## begin Data excerpt
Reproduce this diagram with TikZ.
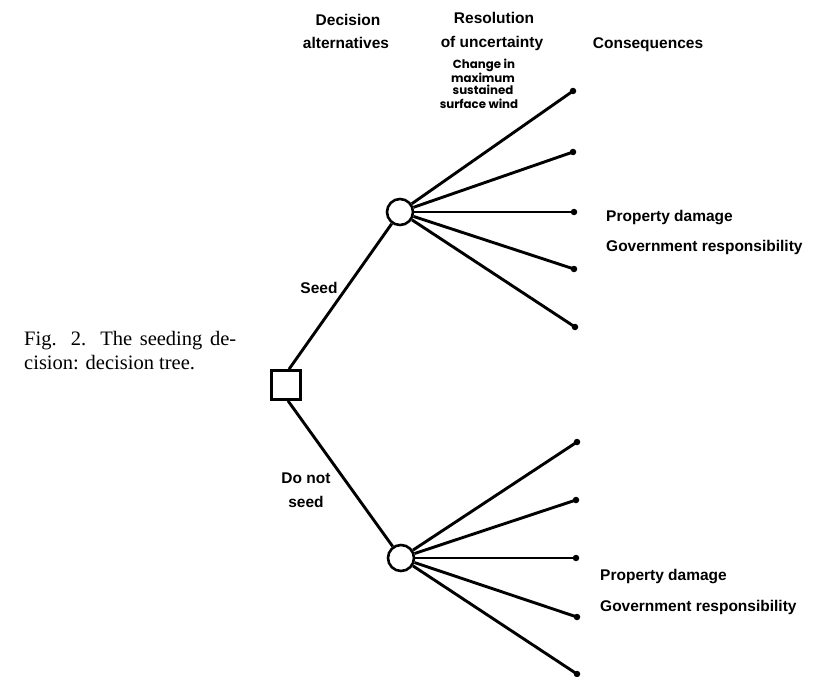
\documentclass[tikz,border=0pt]{standalone}
\usepackage{fontspec}
\setmainfont{Liberation Sans}
\newfontfamily\capfont{Liberation Serif}
\newfontfamily\smallfont{Poppins}
\begin{document}
\begin{tikzpicture}[x=1pt,y=-1pt,
  lbl/.style={font=\bfseries\fontsize{15.5}{18}\selectfont, inner sep=0pt, anchor=base},
  lblw/.style={lbl, anchor=base west},
  sm/.style={font=\smallfont\bfseries\fontsize{11.8}{13}\selectfont, inner sep=0pt, anchor=base},
  capt/.style={font=\capfont\fontsize{20.5}{24}\selectfont, inner sep=0pt, anchor=base west},
  edge/.style={line width=2.9pt},
  chance/.style={circle, draw, line width=2.6pt, minimum size=26pt, inner sep=0pt},
  decision/.style={rectangle, draw, line width=2.6pt, minimum size=29pt, inner sep=0pt},
  leaf/.style={circle, fill, minimum size=6.5pt, inner sep=0pt}]
\useasboundingbox (0,0) rectangle (820,677);
% header labels
\node[lbl] (h1a) at (348,26) {Decision};
\node[lbl] (h1b) at (346,49) {alternatives};
\node[lbl] (h2a) at (494,24) {Resolution};
\node[lbl] (h2b) at (492,48) {of uncertainty};
\node[sm] (s1) at (484,69) {Change in};
\node[sm] (s2) at (483,82) {maximum};
\node[sm] (s3) at (483,95) {sustained};
\node[sm] (s4) at (479,108) {surface wind};
\node[lbl] (h3) at (648,49) {Consequences};
% caption
\node[capt] (cap1) at (24,345) {\makebox[212pt][s]{Fig. 2. The seeding de-}};
\node[capt] (cap2) at (24,369) {cision: decision tree.};
% nodes
\node[decision] (sq) at (286,385) {};
\node[chance] (c1) at (400,212) {};
\node[chance] (c2) at (401,558) {};
\node[leaf] (u1) at (573,91) {};
\node[leaf] (u2) at (573,152) {};
\node[leaf] (u3) at (574,212) {};
\node[leaf] (u4) at (574,269) {};
\node[leaf] (u5) at (575,327) {};
\node[leaf] (l1) at (577,442) {};
\node[leaf] (l2) at (576,500) {};
\node[leaf] (l3) at (576,558) {};
\node[leaf] (l4) at (577,617) {};
\node[leaf] (l5) at (577,674) {};
% edges
\draw[edge] ([xshift=3pt]sq.north) -- (c1);
\draw[edge] ([xshift=2pt]sq.south) -- (c2);
\foreach \t in {u1,u2,u3,u4,u5} \draw[edge] (c1) -- (\t.center);
\foreach \t in {l1,l2,l3,l4,l5} \draw[edge] (c2) -- (\t.center);
% branch labels
\node[lbl] (seed) at (319,293) {Seed};
\node[lbl] (dn1) at (306,483) {Do not};
\node[lbl] (dn2) at (306,507) {seed};
% consequences
\node[lblw] (pd1) at (606,221) {Property damage};
\node[lblw] (gr1) at (606,251) {Government responsibility};
\node[lblw] (pd2) at (600,580) {Property damage};
\node[lblw] (gr2) at (600,611) {Government responsibility};
\end{tikzpicture}
\end{document}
## end Data excerpt
* Exercise aim *
Reproduce the full listing above verbatim, with no pictures included.

* Written response *
Reproduce this diagram with TikZ.
\documentclass[tikz,border=0pt]{standalone}
\usepackage{fontspec}
\setmainfont{Liberation Sans}
\newfontfamily\capfont{Liberation Serif}
\newfontfamily\smallfont{Poppins}
\begin{document}
\begin{tikzpicture}[x=1pt,y=-1pt,
  lbl/.style={font=\bfseries\fontsize{15.5}{18}\selectfont, inner sep=0pt, anchor=base},
  lblw/.style={lbl, anchor=base west},
  sm/.style={font=\smallfont\bfseries\fontsize{11.8}{13}\selectfont, inner sep=0pt, anchor=base},
  capt/.style={font=\capfont\fontsize{20.5}{24}\selectfont, inner sep=0pt, anchor=base west},
  edge/.style={line width=2.9pt},
  chance/.style={circle, draw, line width=2.6pt, minimum size=26pt, inner sep=0pt},
  decision/.style={rectangle, draw, line width=2.6pt, minimum size=29pt, inner sep=0pt},
  leaf/.style={circle, fill, minimum size=6.5pt, inner sep=0pt}]
\useasboundingbox (0,0) rectangle (820,677);
% header labels
\node[lbl] (h1a) at (348,26) {Decision};
\node[lbl] (h1b) at (346,49) {alternatives};
\node[lbl] (h2a) at (494,24) {Resolution};
\node[lbl] (h2b) at (492,48) {of uncertainty};
\node[sm] (s1) at (484,69) {Change in};
\node[sm] (s2) at (483,82) {maximum};
\node[sm] (s3) at (483,95) {sustained};
\node[sm] (s4) at (479,108) {surface wind};
\node[lbl] (h3) at (648,49) {Consequences};
% caption
\node[capt] (cap1) at (24,345) {\makebox[212pt][s]{Fig. 2. The seeding de-}};
\node[capt] (cap2) at (24,369) {cision: decision tree.};
% nodes
\node[decision] (sq) at (286,385) {};
\node[chance] (c1) at (400,212) {};
\node[chance] (c2) at (401,558) {};
\node[leaf] (u1) at (573,91) {};
\node[leaf] (u2) at (573,152) {};
\node[leaf] (u3) at (574,212) {};
\node[leaf] (u4) at (574,269) {};
\node[leaf] (u5) at (575,327) {};
\node[leaf] (l1) at (577,442) {};
\node[leaf] (l2) at (576,500) {};
\node[leaf] (l3) at (576,558) {};
\node[leaf] (l4) at (577,617) {};
\node[leaf] (l5) at (577,674) {};
% edges
\draw[edge] ([xshift=3pt]sq.north) -- (c1);
\draw[edge] ([xshift=2pt]sq.south) -- (c2);
\foreach \t in {u1,u2,u3,u4,u5} \draw[edge] (c1) -- (\t.center);
\foreach \t in {l1,l2,l3,l4,l5} \draw[edge] (c2) -- (\t.center);
% branch labels
\node[lbl] (seed) at (319,293) {Seed};
\node[lbl] (dn1) at (306,483) {Do not};
\node[lbl] (dn2) at (306,507) {seed};
% consequences
\node[lblw] (pd1) at (606,221) {Property damage};
\node[lblw] (gr1) at (606,251) {Government responsibility};
\node[lblw] (pd2) at (600,580) {Property damage};
\node[lblw] (gr2) at (600,611) {Government responsibility};
\end{tikzpicture}
\end{document}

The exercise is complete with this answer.